Archaeologist Dr Catherine Frieman from the Australian National University (ANU) led the project which unearthed a 4,000-year-old burnt human remains on a farm in Cornwall in what is believed to be evidence of an unknown ritual. The discovery was made when an archaeologist and a team of volunteers investigated a Bronze Age burial mound. However, what has puzzled Dr Frieman and her team was the discovery of medieval ‘unaccountable activity’ on the same site. Researchers say that hundreds of years after the mound was built, someone in the 12th or 13th century came back and dug into it to bury the pot. At the time there were two local monasteries in view of the site so it was strange to have non-Christian activity still active.

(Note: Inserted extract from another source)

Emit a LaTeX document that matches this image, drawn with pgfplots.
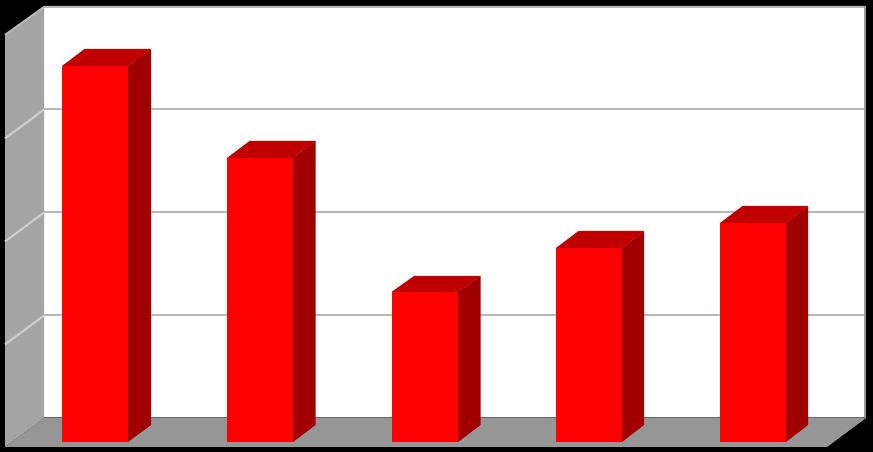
\documentclass[border=0pt]{standalone}
\usepackage{pgfplots}
\pgfplotsset{compat=1.18}
\definecolor{wallgrey}{HTML}{A4A4A4}
\definecolor{floorgrey}{HTML}{969696}
\definecolor{gridgrey}{HTML}{B8B8B8}
\definecolor{framegrey}{HTML}{989898}
\definecolor{sidegrid}{HTML}{CFCFCF}
\definecolor{frontred}{HTML}{FF0000}
\definecolor{topred}{HTML}{C00000}
\definecolor{sidered}{HTML}{A00000}
\pgfplotsset{
  face/.style={fill=#1,draw=none,forget plot},
  edge/.style={draw=#1,line width=2pt,forget plot},
}
\begin{document}
\begin{tikzpicture}
\begin{axis}[
  scale only axis,width=873pt,height=452pt,
  xmin=0,xmax=873,ymin=-10,ymax=442,
  hide axis,no marks,clip=true,
]
% background
\addplot[face=black] coordinates {(0,-10) (873,-10) (873,442) (0,442)} -- cycle;
% walls and floor
\addplot[face=white] coordinates {(44,24) (866,24) (866,435) (44,435)} -- cycle;
\addplot[face=wallgrey] coordinates {(5,-5) (44,24) (44,435) (5,407)} -- cycle;
\addplot[face=floorgrey] coordinates {(5,-5) (827,-5) (866,24) (44,24)} -- cycle;
% grid lines, back wall
\addplot[edge=gridgrey] coordinates {(44,126.5) (865,126.5)};
\addplot[edge=gridgrey] coordinates {(44,229.5) (865,229.5)};
\addplot[edge=gridgrey] coordinates {(44,332.5) (865,332.5)};
% grid lines, side wall
\addplot[edge=sidegrid] coordinates {(5,97.5) (44,126.5)};
\addplot[edge=sidegrid] coordinates {(5,200.5) (44,229.5)};
\addplot[edge=sidegrid] coordinates {(5,303.5) (44,332.5)};
% frame
\addplot[edge=gridgrey] coordinates {(5,407) (44,435) (865,435)};
\addplot[draw=framegrey,line width=2.5pt,forget plot] coordinates {(865,436) (865,24)};
\addplot[draw=black!60,line width=1pt,forget plot] coordinates {(44,24) (865,24)};
% bar 1
\addplot[face=sidered] coordinates {(128,0) (151,17) (151,393) (128,376)} -- cycle;
\addplot[face=topred] coordinates {(62,376) (84.5,393) (151,393) (128,376)} -- cycle;
\addplot[face=frontred] coordinates {(62,0) (128,0) (128,376) (62,376)} -- cycle;
% bar 2
\addplot[face=sidered] coordinates {(293,0) (315.5,17) (315.5,301) (293,284)} -- cycle;
\addplot[face=topred] coordinates {(227,284) (249.5,301) (315.5,301) (293,284)} -- cycle;
\addplot[face=frontred] coordinates {(227,0) (293,0) (293,284) (227,284)} -- cycle;
% bar 3
\addplot[face=sidered] coordinates {(458,0) (480.5,17) (480.5,166) (458,150)} -- cycle;
\addplot[face=topred] coordinates {(391.5,150) (414,166) (480.5,166) (458,150)} -- cycle;
\addplot[face=frontred] coordinates {(391.5,0) (458,0) (458,150) (391.5,150)} -- cycle;
% bar 4
\addplot[face=sidered] coordinates {(622,0) (644,17) (644,211) (622,194)} -- cycle;
\addplot[face=topred] coordinates {(556,194) (578.5,211) (644,211) (622,194)} -- cycle;
\addplot[face=frontred] coordinates {(556,0) (622,0) (622,194) (556,194)} -- cycle;
% bar 5
\addplot[face=sidered] coordinates {(786,0) (808,17) (808,236) (786,219)} -- cycle;
\addplot[face=topred] coordinates {(720,219) (742.5,236) (808,236) (786,219)} -- cycle;
\addplot[face=frontred] coordinates {(720,0) (786,0) (786,219) (720,219)} -- cycle;
\end{axis}
\end{tikzpicture}
\end{document}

'The site has thrown up a big mystery for us because we found what we believe is an entire - albeit crushed - medieval pot from the 12th or 13th century AD, carefully placed under a couple of layers of flat stones', said Dr Frieman. 'It had some cooked food remains adhering to it and we don't know what it's doing there or why.'
The excavation was funded through a Discovery Early Career Researcher Award and a contribution from the ANU College of Archaeology and Anthropology. Based in the town of Looe, the site is nearby the location of a series of Bronze Age shipwrecks discovered off the coast.
'The evidence looks quite ritualistic, but what the ritual was, we don't know,' she said.
The team also excavated a round house - an ancient dwelling or land marker nearby, possibly from 500 BC and are trying to deduce possible reasons for the location of the barrow.
'This was a traversed place and regularly visited over the millennia, it affords a sweeping view of the south coast of England and we know that there are a series of Bronze Age shipwrecks off this coast, so this was an important shipping highway in prehistory', said Dr Frieman.
The analysis of soil, pollen, flint and other samples is underway but it will probably be a year before a comprehensive story of the find is possible.